Election Priorities

Implement a Skilled Trades Mobility Program

Canada needs a Skilled Trades Workforce Mobility Program incorporated into our tax system. Salespeople, professionals and others in the construction and maintenance industries can deduct from income the cost of their travel, meals, accommodations, while the same option is denied to skilled workers. This is an unfair tax consequence. A Skilled Trades Workforce Mobility Program could operate as a tax deduction, tax credit, grant from within the Employment Insurance system or in some other way. Regardless, the skilled trades workforce deserves to be treated equitably on this front.

“Many projects in Ontario are being postponed or cancelled as contractors are finding it difficult attracting skilled trades workers to travel a significant distance to their projects, all while qualified Canadian tradespeople are unemployed. Currently, there is an inequity in the Income Tax Act between a salesperson and a construction worker. It’s time that we change that and get our people back to work!”states Patrick Dillon, Business Manager and Secretary Treasurer of the Provincial Building and Construction Trades Council of Ontario.

Invest in Energy Infrastructure

Canada’s Building Trades Unions has long been advocates for energy infrastructure to put Canadians – from British Columbia to Newfoundland and Labrador – to work. When compared to other ways to move energy, pipeline transportation produced between 61 and 77 per cent fewer greenhouse gas emissions than rail, according to a study out of University of Alberta. It is orders of magnitude safe! The study found that when moving large amounts of bitumen, a long distance, pipelines offer significantly less greenhouse gas emissions. Building a national energy corridor, including pipelines, is vital to getting our resources to markets.

“Projects such as Trans Mountain pipeline, LNG Canada, Energy East, and others are critical to the Canadian economy. These construction projects mean high paying skilled trades jobs and, in some cases, they mean new nation-building projects that will generate important benefits across the country,”says Terry Parker, Executive Director of Building Trades of Alberta.

Apply Community Benefits Agreements in Public Infrastructure Projects

Community Benefits Agreements, or CBAs, can secure work, skills training and fair wages to qualified local residents and groups who are traditionally underrepresented in the skilled trades sector, such as apprentices, Indigenous workers and women. With predetermined wages, training and worker ratios, CBAs can also ensure projects are completed on time and on budget; there is greater accountability and transparency. For the economy to prosper and benefit Canadians and its communities, it is vital that we invest in all Canadians. Community Benefit Agreements accomplish this goal.

“Preference for hiring should be given to qualified local workers first, at a salary that allows them to support their families and invest in their own community. Hiring locally also means the investment in infrastructure stays in the community, which provides a community benefit to the local economy and revitalizes job creation. Local workers are proud to build their own community,”says Tom Sigurdson, Executive Director of British Columbia Building Trades.

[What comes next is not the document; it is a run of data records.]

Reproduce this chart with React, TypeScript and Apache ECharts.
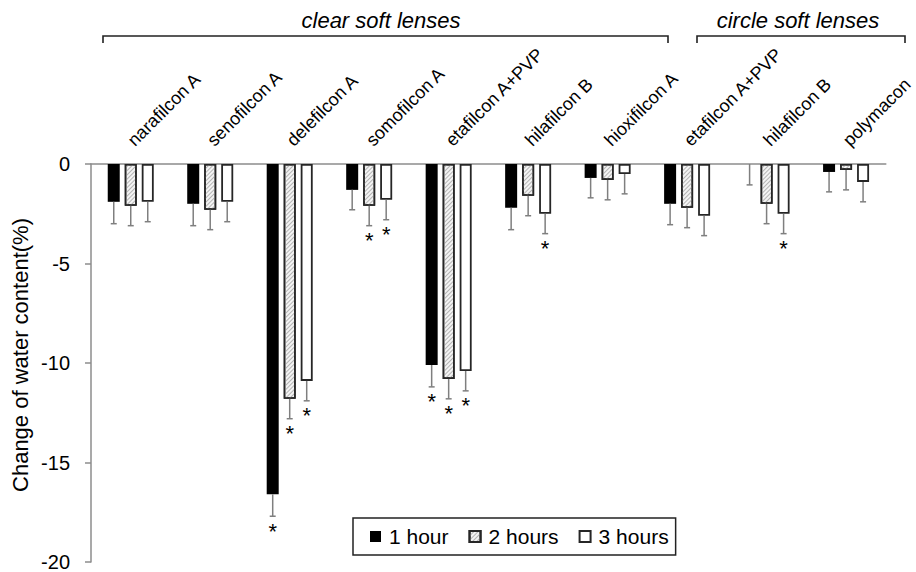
import React, { useEffect, useRef } from "react";
import * as echarts from "echarts";

const categories = [
  "narafilcon A",
  "senofilcon A",
  "delefilcon A",
  "somofilcon A",
  "etafilcon A+PVP",
  "hilafilcon B",
  "hioxifilcon A",
  "etafilcon A+PVP",
  "hilafilcon B",
  "polymacon",
];

const seriesNames = ["1 hour", "2 hours", "3 hours"];

const hour1 = [-1.9, -2.0, -16.6, -1.3, -10.1, -2.2, -0.7, -2.0, 0, -0.4];
const hour2 = [-2.1, -2.3, -11.8, -2.1, -10.8, -1.6, -0.8, -2.2, -2.0, -0.3];
const hour3 = [-1.9, -1.9, -10.9, -1.8, -10.4, -2.5, -0.5, -2.6, -2.5, -0.9];

const err1 = [1.1, 1.1, 1.1, 1.0, 1.1, 1.1, 1.0, 1.05, 1.05, 1.0];
const err2 = [1.0, 1.0, 1.0, 1.0, 1.0, 1.0, 1.0, 1.0, 1.0, 1.0];
const err3 = [1.0, 1.0, 1.0, 1.0, 1.0, 1.0, 1.0, 1.0, 1.0, 1.0];

const sig1 = [0, 0, 1, 0, 1, 0, 0, 0, 0, 0];
const sig2 = [0, 0, 1, 1, 1, 0, 0, 0, 0, 0];
const sig3 = [0, 0, 1, 1, 1, 1, 0, 0, 1, 0];

const yTicks = { min: -20, max: 0, interval: 5 };
const groupTitles = ["clear soft lenses", "circle soft lenses"];
const yTitle = "Change of water content(%)";

const FONT = "'Liberation Sans', Arial, Helvetica, sans-serif";
const BAR_W = 12;
const BAR_STEP = 17;

export default function App() {
  const ref = useRef<HTMLDivElement>(null);

  useEffect(() => {
    if (!ref.current) return;
    const chart = echarts.init(ref.current, null, { renderer: "svg" });

    const values = [hour1, hour2, hour3];
    const errs = [err1, err2, err3];
    const sigs = [sig1, sig2, sig3];
    const errData: number[][] = [];
    values.forEach((arr, si) => {
      arr.forEach((v, ci) => {
        errData.push([ci, v, errs[si][ci], si, sigs[si][ci]]);
      });
    });

    const hatchDecal = {
      symbol: "rect",
      symbolSize: 1,
      dashArrayX: [1, 0],
      dashArrayY: [1, 2],
      rotation: -Math.PI / 4,
      color: "#b4b4b4",
      backgroundColor: "#f4f4f4",
    };

    const barStyles = [
      { color: "#000000", borderColor: "#000000", borderWidth: 0 },
      { color: "#f4f4f4", borderColor: "#262626", borderWidth: 1.6, decal: hatchDecal },
      { color: "#ffffff", borderColor: "#262626", borderWidth: 1.8 },
    ];

    const option: any = {
      animation: false,
      backgroundColor: "#ffffff",
      textStyle: { fontFamily: FONT },
      grid: { left: 91, right: 28, top: 164, bottom: 9, containLabel: false },
      legend: {
        data: seriesNames,
        left: 353,
        top: 518,
        orient: "horizontal",
        icon: "rect",
        itemWidth: 11,
        itemHeight: 11,
        itemGap: 20,
        padding: [8, 7, 8, 17],
        borderColor: "#222",
        borderWidth: 1.5,
        textStyle: { fontSize: 21, color: "#000", fontFamily: FONT, padding: [0, 0, 0, 3] },
      },
      xAxis: {
        type: "category",
        position: "top",
        data: categories,
        axisLine: { show: true, lineStyle: { color: "#8c8c8c", width: 1.5 } },
        axisTick: { show: false },
        axisLabel: {
          interval: 0,
          rotate: 45,
          margin: 21,
          fontSize: 18,
          color: "#000",
          fontFamily: FONT,
        },
        splitLine: { show: false },
      },
      yAxis: {
        type: "value",
        min: yTicks.min,
        max: yTicks.max,
        interval: yTicks.interval,
        axisLine: { show: true, lineStyle: { color: "#8c8c8c", width: 1.5 } },
        axisTick: { show: true, inside: false, length: 6, lineStyle: { color: "#8c8c8c", width: 1.5 } },
        axisLabel: { fontSize: 20, color: "#000", margin: 21, fontFamily: FONT },
        splitLine: { show: false },
      },
      series: [
        ...values.map((arr, si) => ({
          name: seriesNames[si],
          type: "bar",
          data: arr,
          barWidth: BAR_W,
          barGap: ((BAR_STEP - BAR_W) / BAR_W) * 100 + "%",
          itemStyle: barStyles[si],
          z: 2,
        })),
        {
          name: "errors",
          type: "custom",
          data: errData,
          encode: { x: 0, y: 1 },
          z: 3,
          clip: false,
          renderItem: (params: any, api: any) => {
            const ci = api.value(0);
            const v = api.value(1);
            const e = api.value(2);
            const si = api.value(3);
            const sig = api.value(4);
            const p0 = api.coord([ci, v]);
            const p1 = api.coord([ci, v - e]);
            const x = p0[0] + (si - 1) * BAR_STEP;
            const children: any[] = [
              {
                type: "line",
                shape: { x1: x, y1: p0[1], x2: x, y2: p1[1] },
                style: { stroke: "#7f7f7f", lineWidth: 1.5 },
              },
              {
                type: "line",
                shape: { x1: x - 3, y1: p1[1], x2: x + 3, y2: p1[1] },
                style: { stroke: "#7f7f7f", lineWidth: 1.5 },
              },
            ];
            if (sig) {
              children.push({
                type: "text",
                x: x,
                y: p1[1] + 15,
                style: {
                  text: "*",
                  fontSize: 22,
                  fontFamily: FONT,
                  fill: "#000",
                  textAlign: "center",
                  textVerticalAlign: "middle",
                },
              });
            }
            return { type: "group", children };
          },
        },
      ],
      graphic: [
        {
          type: "text",
          x: 20,
          y: 355,
          rotation: Math.PI / 2,
          style: {
            text: yTitle,
            fontSize: 22,
            fontFamily: FONT,
            fill: "#000",
            textAlign: "center",
            textVerticalAlign: "middle",
          },
        },
        {
          type: "polyline",
          shape: { points: [[103, 43], [103, 36], [668, 36], [668, 43]] },
          style: { stroke: "#222", lineWidth: 1.6, fill: null },
        },
        {
          type: "polyline",
          shape: { points: [[697, 43], [697, 36], [905, 36], [905, 43]] },
          style: { stroke: "#222", lineWidth: 1.6, fill: null },
        },
        {
          type: "text",
          x: 381,
          y: 20,
          style: {
            text: groupTitles[0],
            fontSize: 22,
            fontStyle: "italic",
            fontFamily: FONT,
            fill: "#000",
            textAlign: "center",
            textVerticalAlign: "middle",
          },
        },
        {
          type: "text",
          x: 798,
          y: 20,
          style: {
            text: groupTitles[1],
            fontSize: 22,
            fontStyle: "italic",
            fontFamily: FONT,
            fill: "#000",
            textAlign: "center",
            textVerticalAlign: "middle",
          },
        },
      ],
    };

    chart.setOption(option);
    return () => chart.dispose();
  }, []);

  return (
    <div
      ref={ref}
      style={{ position: "fixed", left: 0, top: 0, width: 916, height: 572, background: "#fff" }}
    />
  );
}
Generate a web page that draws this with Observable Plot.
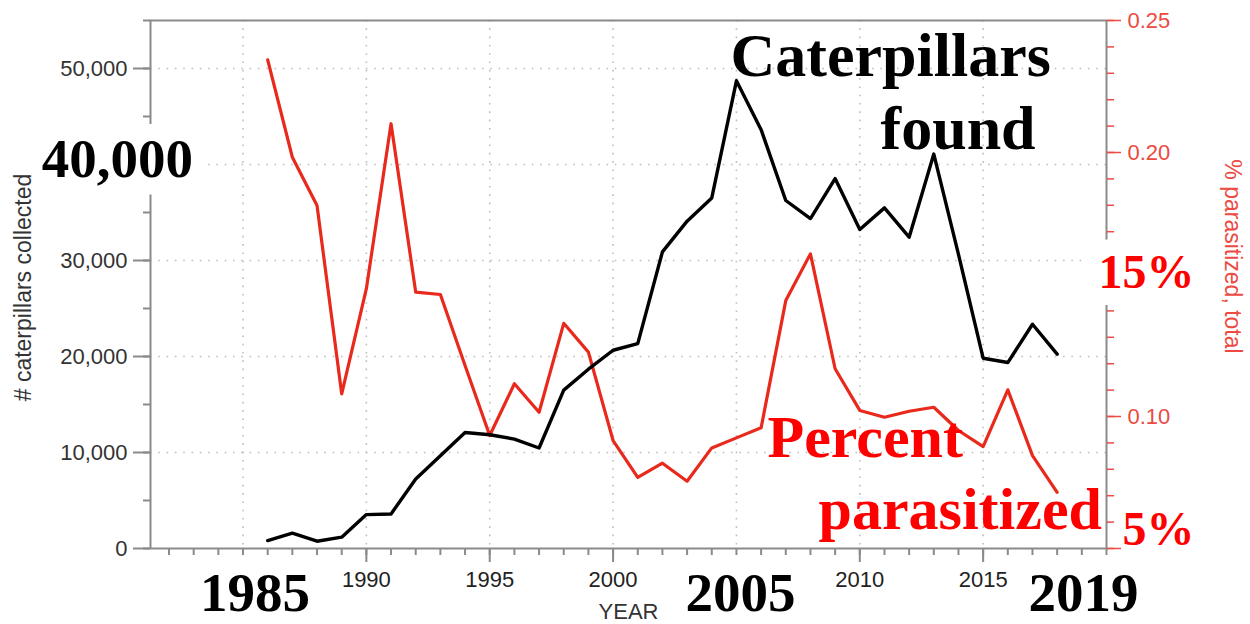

Support for Apprenticeship

With the opportunity to learn from the construction industry’s most highly trained instructors in a safe environment, apprentices graduate with a portable, recognized credential affording them good pay and benefits to support themselves and their families. The continuous training and skills upgrading educational opportunities, meanwhile, serve to address the evolving concerns of businesses and industry for the development of a quality skilled craft workforce that meets their needs. A healthy and viable union construction apprenticeship and training system is also a proven avenue to restore the Canadian Middle Class and bring dignity and security back to the workplace. Supporting apprenticeship is a cornerstone in growing a skilled workforce in the construction trades.

“By investing in talent development through apprenticeship and development, employers gain a pipeline of loyal skilled workers, increase productivity, and improve the bottom line. Supporting apprenticeship is an investment for our future,”says Michel Trépanier, President of the Quebec Building Trades Council.

Review Bill C-69

The Senate of Canada is currently debating Bill C-69. In its current form, the Bill will diminish the global competitiveness of Canada’s oil and natural gas industry and be a significant barrier to future investment, putting Canadian jobs at risk. It will make an already complex system more complicated, with added uncertainty for the project review and Environmental Assessment processes. Project reviews that are subject to multiple appeals and litigation have become the norm, this creates uncertainty and is unacceptable. The Canadian government needs to pause and review Bill C-69 to get it right before passing it into legislation.

“It’s important the Government of Canada gets Bill C-69 right the first time – we can’t afford to get this wrong. Creating unnecessary barriers to investment isn’t good for anyone,”says Darin King, Executive Director of The Building Trades of Newfoundland and Labrador.